* Begin RECORD EXCERPTS *
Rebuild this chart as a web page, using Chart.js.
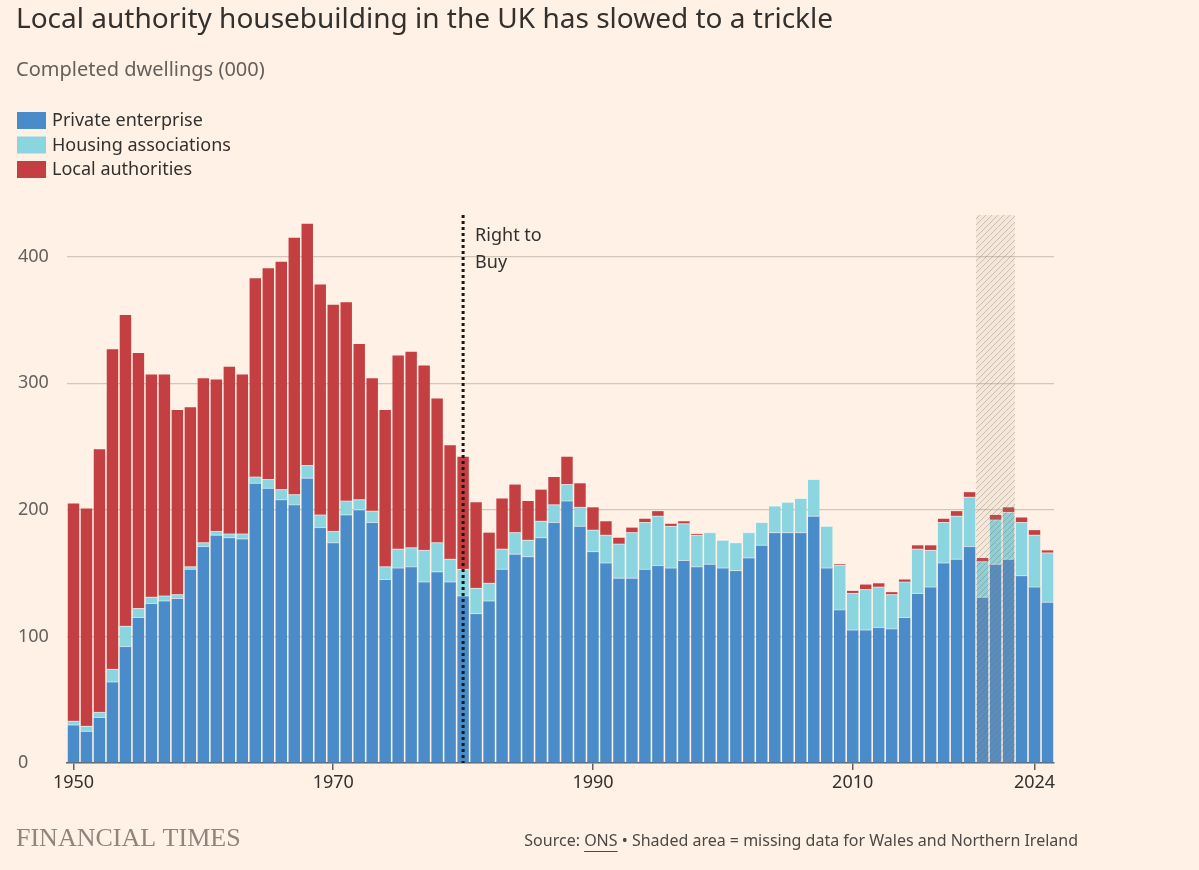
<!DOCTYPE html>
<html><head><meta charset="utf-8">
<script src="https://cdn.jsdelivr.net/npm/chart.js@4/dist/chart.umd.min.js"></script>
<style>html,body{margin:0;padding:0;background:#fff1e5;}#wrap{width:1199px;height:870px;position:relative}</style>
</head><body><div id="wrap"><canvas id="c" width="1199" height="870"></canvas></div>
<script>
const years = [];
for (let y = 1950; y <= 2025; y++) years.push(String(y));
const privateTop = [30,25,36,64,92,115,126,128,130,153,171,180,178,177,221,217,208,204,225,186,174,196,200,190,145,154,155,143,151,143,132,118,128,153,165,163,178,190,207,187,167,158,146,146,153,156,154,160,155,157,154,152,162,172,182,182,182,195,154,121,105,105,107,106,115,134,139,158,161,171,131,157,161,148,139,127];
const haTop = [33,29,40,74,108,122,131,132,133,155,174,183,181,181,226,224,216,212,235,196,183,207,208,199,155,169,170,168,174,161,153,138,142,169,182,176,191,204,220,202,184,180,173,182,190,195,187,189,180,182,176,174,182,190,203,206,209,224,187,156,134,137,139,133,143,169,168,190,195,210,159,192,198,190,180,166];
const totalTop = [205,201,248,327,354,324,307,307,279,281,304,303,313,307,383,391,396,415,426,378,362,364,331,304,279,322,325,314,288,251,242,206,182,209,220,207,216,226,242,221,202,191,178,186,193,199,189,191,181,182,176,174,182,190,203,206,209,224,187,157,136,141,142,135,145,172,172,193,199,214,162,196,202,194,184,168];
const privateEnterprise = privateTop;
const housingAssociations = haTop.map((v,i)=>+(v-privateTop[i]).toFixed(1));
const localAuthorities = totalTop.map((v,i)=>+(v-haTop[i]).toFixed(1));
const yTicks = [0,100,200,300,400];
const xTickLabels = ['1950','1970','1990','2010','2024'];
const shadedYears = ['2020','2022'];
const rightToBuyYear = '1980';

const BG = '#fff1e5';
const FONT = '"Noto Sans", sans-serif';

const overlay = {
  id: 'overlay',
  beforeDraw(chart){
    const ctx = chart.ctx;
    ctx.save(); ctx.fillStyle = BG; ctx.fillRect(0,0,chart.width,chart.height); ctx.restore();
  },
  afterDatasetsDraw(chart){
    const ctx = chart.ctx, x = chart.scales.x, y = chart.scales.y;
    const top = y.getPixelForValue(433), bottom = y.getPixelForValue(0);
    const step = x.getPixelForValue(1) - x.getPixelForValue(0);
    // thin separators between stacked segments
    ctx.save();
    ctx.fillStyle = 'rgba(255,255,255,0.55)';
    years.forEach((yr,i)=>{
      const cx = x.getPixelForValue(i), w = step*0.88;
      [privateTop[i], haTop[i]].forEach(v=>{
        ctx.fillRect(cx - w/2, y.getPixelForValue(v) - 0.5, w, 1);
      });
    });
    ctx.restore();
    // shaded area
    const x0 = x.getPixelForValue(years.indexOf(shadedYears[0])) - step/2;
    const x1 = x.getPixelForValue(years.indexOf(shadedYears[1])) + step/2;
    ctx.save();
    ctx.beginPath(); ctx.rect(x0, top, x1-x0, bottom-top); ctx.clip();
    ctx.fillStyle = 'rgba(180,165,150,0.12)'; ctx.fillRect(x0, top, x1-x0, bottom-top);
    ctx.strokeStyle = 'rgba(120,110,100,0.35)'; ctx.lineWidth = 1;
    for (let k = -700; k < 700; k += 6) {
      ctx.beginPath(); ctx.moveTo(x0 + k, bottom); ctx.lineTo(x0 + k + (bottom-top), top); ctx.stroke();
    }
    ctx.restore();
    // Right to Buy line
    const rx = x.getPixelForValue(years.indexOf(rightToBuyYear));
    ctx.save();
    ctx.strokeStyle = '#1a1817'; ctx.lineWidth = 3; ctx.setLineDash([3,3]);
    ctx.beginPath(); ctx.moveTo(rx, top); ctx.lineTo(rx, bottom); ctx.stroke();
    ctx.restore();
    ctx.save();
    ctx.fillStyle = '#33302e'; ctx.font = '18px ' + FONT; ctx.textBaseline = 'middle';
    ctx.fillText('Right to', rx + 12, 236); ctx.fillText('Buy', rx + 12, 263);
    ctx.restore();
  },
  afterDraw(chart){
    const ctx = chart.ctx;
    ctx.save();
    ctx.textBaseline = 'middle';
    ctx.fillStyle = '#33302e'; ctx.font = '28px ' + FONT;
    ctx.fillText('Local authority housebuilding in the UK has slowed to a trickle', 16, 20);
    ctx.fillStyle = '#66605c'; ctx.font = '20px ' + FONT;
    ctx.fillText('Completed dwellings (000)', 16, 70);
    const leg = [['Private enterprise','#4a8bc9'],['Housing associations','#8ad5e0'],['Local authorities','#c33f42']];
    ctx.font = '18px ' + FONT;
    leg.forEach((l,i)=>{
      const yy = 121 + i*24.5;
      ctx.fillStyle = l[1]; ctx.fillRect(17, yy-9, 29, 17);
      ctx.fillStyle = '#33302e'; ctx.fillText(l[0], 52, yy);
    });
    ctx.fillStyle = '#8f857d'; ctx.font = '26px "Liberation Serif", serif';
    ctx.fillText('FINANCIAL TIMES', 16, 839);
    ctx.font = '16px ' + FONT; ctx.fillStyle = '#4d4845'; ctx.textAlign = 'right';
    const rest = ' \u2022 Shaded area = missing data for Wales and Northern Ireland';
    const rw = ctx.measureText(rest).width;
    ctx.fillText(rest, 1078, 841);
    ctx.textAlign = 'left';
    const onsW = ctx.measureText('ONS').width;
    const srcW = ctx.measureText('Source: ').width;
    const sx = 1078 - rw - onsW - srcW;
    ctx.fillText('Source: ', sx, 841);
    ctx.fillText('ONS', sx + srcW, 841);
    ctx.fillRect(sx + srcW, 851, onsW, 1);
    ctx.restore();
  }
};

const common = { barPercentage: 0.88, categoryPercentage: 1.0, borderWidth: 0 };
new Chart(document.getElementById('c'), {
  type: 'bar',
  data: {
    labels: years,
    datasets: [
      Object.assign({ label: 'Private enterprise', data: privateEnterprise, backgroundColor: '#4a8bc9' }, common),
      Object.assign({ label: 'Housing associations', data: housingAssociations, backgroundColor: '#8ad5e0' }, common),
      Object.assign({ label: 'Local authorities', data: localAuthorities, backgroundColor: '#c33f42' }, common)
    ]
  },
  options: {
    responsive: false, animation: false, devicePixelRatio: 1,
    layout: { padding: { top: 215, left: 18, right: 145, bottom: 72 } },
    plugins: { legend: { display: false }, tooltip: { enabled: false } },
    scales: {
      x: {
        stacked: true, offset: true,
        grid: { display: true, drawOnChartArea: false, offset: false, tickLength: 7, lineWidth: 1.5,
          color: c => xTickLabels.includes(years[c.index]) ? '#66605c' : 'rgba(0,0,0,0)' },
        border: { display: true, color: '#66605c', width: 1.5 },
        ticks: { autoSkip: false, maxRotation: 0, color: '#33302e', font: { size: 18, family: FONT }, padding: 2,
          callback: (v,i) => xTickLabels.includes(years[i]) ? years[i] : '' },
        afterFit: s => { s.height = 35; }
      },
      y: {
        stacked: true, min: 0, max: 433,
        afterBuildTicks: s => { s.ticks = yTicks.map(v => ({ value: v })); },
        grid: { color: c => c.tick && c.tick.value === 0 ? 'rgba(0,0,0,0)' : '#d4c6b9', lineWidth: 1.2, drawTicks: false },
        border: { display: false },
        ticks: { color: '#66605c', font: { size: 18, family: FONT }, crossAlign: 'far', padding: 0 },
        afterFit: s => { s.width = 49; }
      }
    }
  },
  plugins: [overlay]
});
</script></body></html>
* End RECORD EXCERPTS *
* Begin RECORD EXCERPTS *
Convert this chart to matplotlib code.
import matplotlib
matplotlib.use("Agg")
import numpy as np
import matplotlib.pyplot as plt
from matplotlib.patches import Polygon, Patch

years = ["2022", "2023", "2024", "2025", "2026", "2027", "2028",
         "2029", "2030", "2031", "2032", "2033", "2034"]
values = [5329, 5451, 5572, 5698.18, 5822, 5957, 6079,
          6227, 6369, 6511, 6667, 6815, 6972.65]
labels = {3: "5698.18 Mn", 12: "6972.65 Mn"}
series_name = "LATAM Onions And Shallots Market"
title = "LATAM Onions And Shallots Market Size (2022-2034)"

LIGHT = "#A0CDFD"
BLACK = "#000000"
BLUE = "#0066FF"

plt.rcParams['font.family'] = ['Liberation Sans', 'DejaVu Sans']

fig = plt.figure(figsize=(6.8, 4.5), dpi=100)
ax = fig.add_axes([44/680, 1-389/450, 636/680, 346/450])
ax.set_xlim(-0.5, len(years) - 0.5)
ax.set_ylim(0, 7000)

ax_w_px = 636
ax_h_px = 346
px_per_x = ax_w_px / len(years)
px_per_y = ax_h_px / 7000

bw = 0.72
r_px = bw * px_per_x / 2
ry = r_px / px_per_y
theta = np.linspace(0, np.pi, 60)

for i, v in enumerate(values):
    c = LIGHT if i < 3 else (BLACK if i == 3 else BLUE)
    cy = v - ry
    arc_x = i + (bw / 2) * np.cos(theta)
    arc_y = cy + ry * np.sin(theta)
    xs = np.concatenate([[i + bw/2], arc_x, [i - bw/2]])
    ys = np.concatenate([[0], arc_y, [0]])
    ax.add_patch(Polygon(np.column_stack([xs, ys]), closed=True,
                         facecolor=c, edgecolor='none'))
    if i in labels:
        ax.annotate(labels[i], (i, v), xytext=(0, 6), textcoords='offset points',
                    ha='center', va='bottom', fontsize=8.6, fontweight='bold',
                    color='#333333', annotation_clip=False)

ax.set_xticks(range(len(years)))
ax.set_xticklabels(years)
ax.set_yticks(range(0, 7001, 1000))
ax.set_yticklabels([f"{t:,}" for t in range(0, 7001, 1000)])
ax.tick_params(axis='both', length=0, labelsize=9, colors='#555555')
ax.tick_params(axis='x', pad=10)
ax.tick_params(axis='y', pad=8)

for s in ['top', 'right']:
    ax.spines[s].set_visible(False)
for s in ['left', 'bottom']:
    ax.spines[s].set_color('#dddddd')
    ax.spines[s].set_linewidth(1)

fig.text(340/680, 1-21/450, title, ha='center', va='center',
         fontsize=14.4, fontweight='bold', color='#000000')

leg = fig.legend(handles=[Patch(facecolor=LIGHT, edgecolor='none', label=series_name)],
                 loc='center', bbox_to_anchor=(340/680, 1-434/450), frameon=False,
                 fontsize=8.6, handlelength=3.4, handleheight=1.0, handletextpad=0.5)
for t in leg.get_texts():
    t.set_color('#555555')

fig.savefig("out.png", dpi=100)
* End RECORD EXCERPTS *
WRITTEN PROBLEM: Using the entries above, give again exactly the lines from the line holding "Convert this chart to matplotlib code." through the line holding "px_per_y = ax_h_px / 7000". Include both end lines and nothing else.

SOLUTION:
Convert this chart to matplotlib code.
import matplotlib
matplotlib.use("Agg")
import numpy as np
import matplotlib.pyplot as plt
from matplotlib.patches import Polygon, Patch

years = ["2022", "2023", "2024", "2025", "2026", "2027", "2028",
         "2029", "2030", "2031", "2032", "2033", "2034"]
values = [5329, 5451, 5572, 5698.18, 5822, 5957, 6079,
          6227, 6369, 6511, 6667, 6815, 6972.65]
labels = {3: "5698.18 Mn", 12: "6972.65 Mn"}
series_name = "LATAM Onions And Shallots Market"
title = "LATAM Onions And Shallots Market Size (2022-2034)"

LIGHT = "#A0CDFD"
BLACK = "#000000"
BLUE = "#0066FF"

plt.rcParams['font.family'] = ['Liberation Sans', 'DejaVu Sans']

fig = plt.figure(figsize=(6.8, 4.5), dpi=100)
ax = fig.add_axes([44/680, 1-389/450, 636/680, 346/450])
ax.set_xlim(-0.5, len(years) - 0.5)
ax.set_ylim(0, 7000)

ax_w_px = 636
ax_h_px = 346
px_per_x = ax_w_px / len(years)
px_per_y = ax_h_px / 7000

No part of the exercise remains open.